Real-time price adjustments keep you within that comfort zone automatically, removing a major psychological barrier to purchase. Shoppers can validate that your pricing makes sense relative to the broader market, which gives them permission to stop searching and commit to buying.

The Transparency That Builds Relationships

Modern consumers are increasingly sophisticated about how markets work. They understand that prices fluctuate based on supply and demand. They know that competition affects pricing. They’re comfortable with dynamic pricing in many contexts, from airline tickets to ride-sharing to hotel rooms.

What they don’t like is feeling manipulated or kept in the dark. When sellers are transparent about responding to market conditions through their pricing, it builds a sense of partnership with customers rather than adversarial positioning. You’re both navigating the same market realities together.

This psychological shift from adversarial to collaborative is powerful. Customers stop viewing every purchase as a negotiation where they need to extract maximum value from a reluctant seller. Instead, they see you as a market participant offering fair current value, which makes them more likely to become repeat customers.

The transparency of market-responsive pricing also reduces post-purchase regret, which is a major driver of returns and negative reviews.

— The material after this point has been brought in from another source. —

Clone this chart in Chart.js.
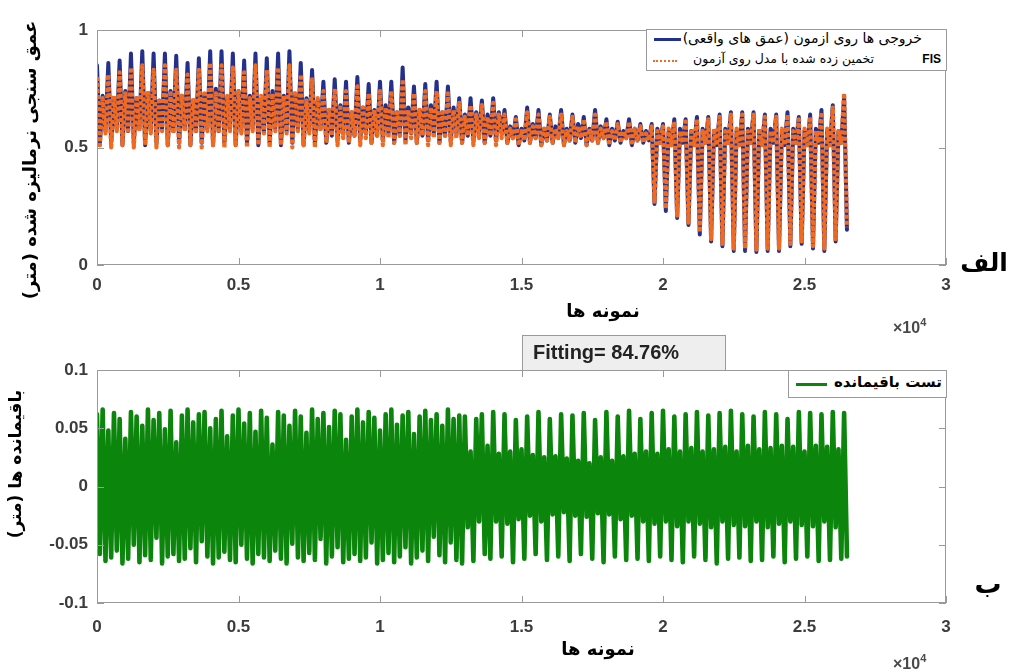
<!DOCTYPE html>
<html>
<head>
<meta charset="utf-8">
<script src="https://cdn.jsdelivr.net/npm/chart.js@4.4.1/dist/chart.umd.min.js"></script>
<style>
    body { margin: 0; background: #fff; }
    #page { position: relative; width: 1014px; height: 672px; overflow: hidden; background: #fff; font-family: 'DejaVu Sans', sans-serif; }
    canvas { position: absolute; left: 0; }
    .txt { position: absolute; white-space: nowrap; color: #000; }
    .fa { direction: rtl; font-family: 'DejaVu Sans', sans-serif; font-weight: bold; }
    .rot { transform: translate(-50%, -50%) rotate(-90deg); }
    .ctr { transform: translate(-50%, -50%); }
    .box { position: absolute; border: 1px solid #9a9a9a; background: #fff; box-sizing: border-box; }
    .exp { font-family: 'Liberation Sans', Arial, sans-serif; font-weight: bold; font-size: 16px; color: #4a4a4a; }
    .exp sup { font-size: 11px; vertical-align: 7px; }
</style>
</head>
<body>
<div id="page">
    <canvas id="chartTop" width="1014" height="330" style="top:0"></canvas>
    <canvas id="chartBottom" width="1014" height="337" style="top:335px"></canvas>

    <div class="txt fa rot" style="left:29px; top:160px; font-size:18px;">عمق سنجی نرمالیزه شده (متر)</div>
    <div class="txt fa rot" style="left:15px; top:464px; font-size:17px;">باقیمانده ها (متر)</div>
    <div class="txt fa ctr" style="left:603px; top:310px; font-size:18px;">نمونه ها</div>
    <div class="txt fa ctr" style="left:598px; top:648px; font-size:18px;">نمونه ها</div>
    <div class="txt fa ctr" style="left:984px; top:262px; font-size:25px;">الف</div>
    <div class="txt fa ctr" style="left:988px; top:583px; font-size:27px;">ب</div>
    <div class="txt exp" style="left:893px; top:316px;">×10<sup>4</sup></div>
    <div class="txt exp" style="left:893px; top:652px;">×10<sup>4</sup></div>

    <div class="box" style="left:646px; top:29px; width:301px; height:42px;">
        <div style="position:absolute; left:7px; top:8px; width:27px; border-top:3px solid #24318c;"></div>
        <div class="txt" style="right:24px; top:0px; font-size:14px; direction:rtl; font-family:'DejaVu Sans';">خروجی ها روی ازمون (عمق های واقعی)</div>
        <div style="position:absolute; left:6px; top:30px; width:24px; border-top:2px dotted #f06a22;"></div>
        <div class="txt" style="right:72px; top:21px; font-size:12.5px; direction:rtl; font-family:'DejaVu Sans';">تخمین زده شده با مدل روی آزمون</div>
        <div class="txt" style="right:5px; top:22px; font-size:12px; font-weight:bold; font-family:'Liberation Sans';">FIS</div>
    </div>

    <div class="box" style="left:788px; top:370px; width:159px; height:28px;">
        <div style="position:absolute; left:7px; top:12px; width:31px; border-top:3px solid #0b850b;"></div>
        <div class="txt fa" style="right:4px; top:2px; font-size:15px;">تست باقیمانده</div>
    </div>

    <div class="box" style="left:522px; top:335px; width:204px; height:36px; background:#eeeeee;">
        <div class="txt" style="left:10px; top:5px; font-size:20px; font-weight:bold; color:#222; font-family:'Liberation Sans', Arial, sans-serif;">Fitting= 84.76%</div>
    </div>
</div>

<script>
// one value every 100 samples
const SAMPLE_STEP = 100;

const xTickValues = [0, 5000, 10000, 15000, 20000, 25000, 30000];
const xTickLabels = ['0', '0.5', '1', '1.5', '2', '2.5', '3'];
const topYTickValues = [0, 0.5, 1];
const topYTickLabels = ['0', '0.5', '1'];
const bottomYTickValues = [-0.1, -0.05, 0, 0.05, 0.1];
const bottomYTickLabels = ['-0.1', '-0.05', '0', '0.05', '0.1'];

const seriesNames = ['خروجی ها روی ازمون (عمق های واقعی)', 'تخمین زده شده با مدل روی آزمون FIS', 'تست باقیمانده'];

// measured depth (normalised)
const actualDepth = [
    0.85,0.51,0.72,0.57, 0.86,0.52,0.70,0.58, 0.87,0.51,0.74,0.57, 0.90,0.52,0.71,0.58,
    0.91,0.51,0.73,0.57, 0.90,0.52,0.70,0.58, 0.90,0.51,0.74,0.57, 0.89,0.52,0.72,0.58,
    0.86,0.51,0.70,0.57, 0.88,0.52,0.73,0.58, 0.91,0.51,0.75,0.57, 0.91,0.52,0.71,0.58,
    0.90,0.51,0.74,0.57, 0.87,0.52,0.72,0.58, 0.90,0.51,0.70,0.57, 0.88,0.52,0.74,0.58,
    0.90,0.51,0.72,0.57, 0.91,0.52,0.73,0.58, 0.86,0.51,0.71,0.57, 0.83,0.52,0.70,0.58,
    0.78,0.52,0.66,0.55, 0.79,0.53,0.68,0.56, 0.78,0.52,0.65,0.55, 0.80,0.53,0.67,0.56,
    0.77,0.52,0.66,0.55, 0.78,0.53,0.68,0.56, 0.78,0.52,0.65,0.55, 0.84,0.53,0.67,0.56,
    0.76,0.52,0.66,0.55, 0.77,0.53,0.68,0.56, 0.78,0.52,0.65,0.55, 0.76,0.53,0.67,0.56,
    0.71,0.52,0.64,0.55, 0.71,0.53,0.65,0.56, 0.70,0.52,0.64,0.55, 0.71,0.53,0.65,0.56,
    0.66,0.52,0.59,0.54, 0.63,0.51,0.58,0.53, 0.67,0.52,0.60,0.54, 0.66,0.51,0.58,0.53,
    0.64,0.52,0.59,0.54, 0.66,0.51,0.58,0.53, 0.64,0.52,0.60,0.54, 0.63,0.51,0.58,0.53,
    0.66,0.52,0.59,0.54, 0.62,0.51,0.58,0.53, 0.61,0.52,0.57,0.54, 0.62,0.51,0.58,0.53,
    0.60,0.52,0.57,0.53,
    0.60,0.26,0.58,0.52, 0.60,0.23,0.57,0.51, 0.62,0.20,0.58,0.52, 0.62,0.17,0.57,0.51,
    0.63,0.13,0.58,0.52, 0.63,0.10,0.57,0.51, 0.64,0.08,0.58,0.52, 0.65,0.06,0.57,0.51,
    0.65,0.06,0.58,0.52, 0.65,0.055,0.57,0.51, 0.64,0.06,0.58,0.52, 0.64,0.06,0.57,0.51,
    0.65,0.08,0.58,0.52, 0.63,0.09,0.57,0.51, 0.64,0.07,0.58,0.52, 0.66,0.06,0.57,0.51,
    0.68,0.10,0.57,0.52, 0.72,0.15
];

// FIS estimate
const estimatedDepth = [
    0.80,0.51,0.71,0.56, 0.81,0.50,0.72,0.57, 0.82,0.51,0.73,0.56, 0.84,0.50,0.72,0.57,
    0.85,0.51,0.74,0.56, 0.83,0.50,0.71,0.57, 0.85,0.51,0.73,0.56, 0.83,0.50,0.72,0.57,
    0.81,0.51,0.71,0.56, 0.83,0.50,0.74,0.57, 0.86,0.51,0.73,0.56, 0.85,0.50,0.72,0.57,
    0.84,0.51,0.74,0.56, 0.82,0.50,0.71,0.57, 0.85,0.51,0.72,0.56, 0.83,0.50,0.73,0.57,
    0.84,0.51,0.72,0.56, 0.85,0.50,0.74,0.57, 0.81,0.51,0.70,0.56, 0.79,0.50,0.71,0.57,
    0.74,0.52,0.66,0.55, 0.75,0.51,0.67,0.54, 0.74,0.52,0.65,0.55, 0.76,0.51,0.67,0.54,
    0.73,0.52,0.66,0.55, 0.74,0.51,0.67,0.54, 0.74,0.52,0.65,0.55, 0.79,0.51,0.66,0.54,
    0.73,0.52,0.66,0.55, 0.74,0.51,0.67,0.54, 0.74,0.52,0.65,0.55, 0.73,0.51,0.66,0.54,
    0.69,0.52,0.63,0.55, 0.68,0.51,0.64,0.54, 0.68,0.52,0.63,0.55, 0.69,0.51,0.64,0.54,
    0.64,0.52,0.58,0.54, 0.62,0.51,0.57,0.53, 0.65,0.52,0.59,0.54, 0.64,0.51,0.58,0.53,
    0.63,0.52,0.58,0.54, 0.64,0.51,0.57,0.53, 0.63,0.52,0.59,0.54, 0.62,0.51,0.58,0.53,
    0.64,0.52,0.58,0.54, 0.61,0.51,0.57,0.53, 0.60,0.52,0.57,0.54, 0.61,0.51,0.58,0.53,
    0.59,0.52,0.56,0.53,
    0.59,0.27,0.57,0.52, 0.59,0.24,0.58,0.51, 0.61,0.21,0.57,0.52, 0.61,0.18,0.58,0.51,
    0.62,0.14,0.57,0.52, 0.62,0.11,0.58,0.51, 0.63,0.09,0.57,0.52, 0.64,0.07,0.58,0.51,
    0.64,0.07,0.57,0.52, 0.64,0.065,0.58,0.51, 0.63,0.07,0.57,0.52, 0.63,0.07,0.58,0.51,
    0.64,0.09,0.57,0.52, 0.62,0.10,0.58,0.51, 0.63,0.08,0.57,0.52, 0.65,0.07,0.58,0.51,
    0.67,0.11,0.57,0.52, 0.73,0.16
];

// test residual (m)
const residual = [
    0.062,-0.058,0.066,-0.064,0.048,-0.061,0.063,-0.055,0.058,-0.066,
    0.041,-0.062,0.064,-0.05,0.06,-0.065,0.052,-0.059,0.066,-0.063,
    0.057,-0.044,0.063,-0.066,0.049,-0.06,0.065,-0.058,0.038,-0.064,
    0.061,-0.062,0.066,-0.053,0.055,-0.065,0.062,-0.047,0.064,-0.06,
    0.05,-0.066,0.058,-0.061,0.065,-0.056,0.043,-0.063,0.061,-0.065,
    0.066,-0.05,0.054,-0.062,0.063,-0.066,0.047,-0.058,0.065,-0.061,
    0.059,-0.064,0.036,-0.055,0.064,-0.062,0.061,-0.066,0.052,-0.049,
    0.065,-0.061,0.06,-0.064,0.046,-0.057,0.066,-0.063,0.058,-0.045,
    0.063,-0.066,0.051,-0.06,0.065,-0.052,0.062,-0.065,0.04,-0.062,
    0.06,-0.058,0.066,-0.064,0.055,-0.061,0.064,-0.048,0.059,-0.066,
    0.048,-0.063,0.062,-0.057,0.066,-0.065,0.053,-0.06,0.061,-0.052,
    0.064,-0.066,0.045,-0.061,0.06,-0.055,0.065,-0.064,0.057,-0.043,
    0.062,-0.059,0.052,-0.065,0.066,-0.048,0.058,-0.063,0.061,-0.066,
    0.06,-0.035,0.03,-0.064,0.058,-0.03,0.062,-0.058,0.035,-0.062,
    0.064,-0.03,0.028,-0.06,0.062,-0.032,0.03,-0.065,0.057,-0.028,
    0.032,-0.062,0.06,-0.025,0.027,-0.058,0.064,-0.03,0.025,-0.063,
    0.058,-0.024,0.026,-0.06,0.062,-0.022,0.024,-0.064,0.061,-0.025,
    0.022,-0.058,0.063,-0.026,0.02,-0.062,0.057,-0.023,0.025,-0.065,
    0.064,-0.024,0.022,-0.06,0.06,-0.028,0.026,-0.063,0.065,-0.025,
    0.028,-0.062,0.058,-0.03,0.03,-0.064,0.063,-0.032,0.028,-0.06,
    0.065,-0.03,0.032,-0.063,0.06,-0.034,0.03,-0.065,0.062,-0.03,
    0.033,-0.06,0.064,-0.032,0.03,-0.063,0.061,-0.035,0.032,-0.066,
    0.063,-0.03,0.034,-0.062,0.065,-0.033,0.03,-0.061,0.062,-0.034,
    0.035,-0.064,0.06,-0.03,0.032,-0.063,0.064,-0.035,0.033,-0.06,
    0.062,-0.032,0.035,-0.065,0.058,-0.03,0.034,-0.062,0.064,-0.033,
    0.03,-0.06,0.063,-0.034,0.035,-0.064,0.062,-0.03,0.034,-0.063,
    0.064,-0.035,0.032,-0.062,0.063,-0.06
];

function toPoints(values){
    return values.map((v, i) => ({ x: i * SAMPLE_STEP, y: v }));
}

// matlab style frame with inward ticks
const axesBox = {
    id: 'axesBox',
    afterDatasetsDraw(chart){
        const { ctx, chartArea: a, scales } = chart;
        ctx.save();
        ctx.strokeStyle = '#9a9a9a';
        ctx.lineWidth = 1;
        ctx.strokeRect(a.left + 0.5, a.top + 0.5, a.width - 1, a.height - 1);
        ctx.beginPath();
        scales.x.ticks.forEach(t => {
            const px = Math.round(scales.x.getPixelForValue(t.value)) + 0.5;
            ctx.moveTo(px, a.bottom); ctx.lineTo(px, a.bottom - 7);
            ctx.moveTo(px, a.top); ctx.lineTo(px, a.top + 7);
        });
        scales.y.ticks.forEach(t => {
            const py = Math.round(scales.y.getPixelForValue(t.value)) + 0.5;
            ctx.moveTo(a.left, py); ctx.lineTo(a.left + 7, py);
            ctx.moveTo(a.right, py); ctx.lineTo(a.right - 7, py);
        });
        ctx.stroke();
        ctx.restore();
    }
};

function makeChart(id, datasets, yValues, yLabels, padTop, xAxisHeight, xTickPad){
    const ctx = document.getElementById(id);
    const tickFont = { family: "'Liberation Sans', Arial, sans-serif", size: 17, weight: 'bold' };

    return new Chart(ctx, {
        type: 'line',
        data: { datasets: datasets },
        plugins: [axesBox],
        options: {
            responsive: false,
            animation: false,
            events: [],
            devicePixelRatio: 1,
            layout: { padding: { top: padTop, right: 68, left: 0, bottom: 0 } },
            elements: {
                point: { radius: 0 },
                line: { tension: 0, borderJoinStyle: 'round', borderCapStyle: 'round' }
            },
            plugins: { legend: { display: false }, tooltip: { enabled: false } },
            scales: {
                x: {
                    type: 'linear',
                    min: 0,
                    max: 30000,
                    grid: { display: false, drawTicks: false },
                    border: { display: false },
                    afterBuildTicks: (s) => { s.ticks = xTickValues.map(v => ({ value: v })); },
                    afterFit: (s) => { s.height = xAxisHeight; },
                    ticks: {
                        padding: xTickPad,
                        maxRotation: 0,
                        autoSkip: false,
                        color: '#3c3c3c',
                        font: tickFont,
                        callback: (v, i) => xTickLabels[i]
                    }
                },
                y: {
                    min: yValues[0],
                    max: yValues[yValues.length - 1],
                    grid: { display: false, drawTicks: false },
                    border: { display: false },
                    afterBuildTicks: (s) => { s.ticks = yValues.map(v => ({ value: v })); },
                    afterFit: (s) => { s.width = 97; },
                    ticks: {
                        padding: 9,
                        color: '#3c3c3c',
                        font: tickFont,
                        callback: (v, i) => yLabels[i]
                    }
                }
            }
        }
    });
}

function getCharts(){
    makeChart('chartTop', [
        {
            label: seriesNames[1],
            data: toPoints(estimatedDepth),
            borderColor: '#f06a22',
            borderWidth: 4.2,
            borderDash: [4, 2],
            borderCapStyle: 'butt',
            order: 0
        },
        {
            label: seriesNames[0],
            data: toPoints(actualDepth),
            borderColor: '#24318c',
            borderWidth: 4,
            order: 1
        }
    ], topYTickValues, topYTickLabels, 30, 65, 10);

    makeChart('chartBottom', [
        {
            label: seriesNames[2],
            data: toPoints(residual),
            borderColor: '#0b850b',
            borderWidth: 4.6,
            order: 0
        }
    ], bottomYTickValues, bottomYTickLabels, 35, 69, 14);
}

document.addEventListener('DOMContentLoaded', (event) => {
    getCharts();
});
</script>
</body>
</html>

When customers see that the price they paid was aligned with market conditions at the time, they’re less likely to experience buyer’s remorse if they later see prices drop. They understand they paid a fair market rate, even if conditions changed afterward.

Creating Psychological Safety for the Buy Button

Ultimately, all of these psychological factors converge on a single critical moment: when a shopper decides whether to click the buy button. That moment requires overcoming multiple forms of anxiety and doubt. Real-time price adjustments address several of these psychological barriers simultaneously.

They provide social proof that the price is reasonable. They signal that you’re an active, legitimate business. They create transparency that builds trust. They offer patterns that increase confidence. They demonstrate competence through market responsiveness. Together, these psychological elements create safety around the purchase decision.

When customers feel psychologically safe, they buy. When they’re anxious, suspicious, or uncertain, they abandon carts and keep searching. The difference between these outcomes often comes down to subtle trust signals, of which pricing strategy is one of the most powerful.

The hidden psychology of pricing isn’t really hidden at all. It’s simply that most sellers focus on the numbers while overlooking the human reactions those numbers trigger. Understanding that prices communicate much more than cost opens up entirely new strategies for building customer trust and driving conversions in competitive markets.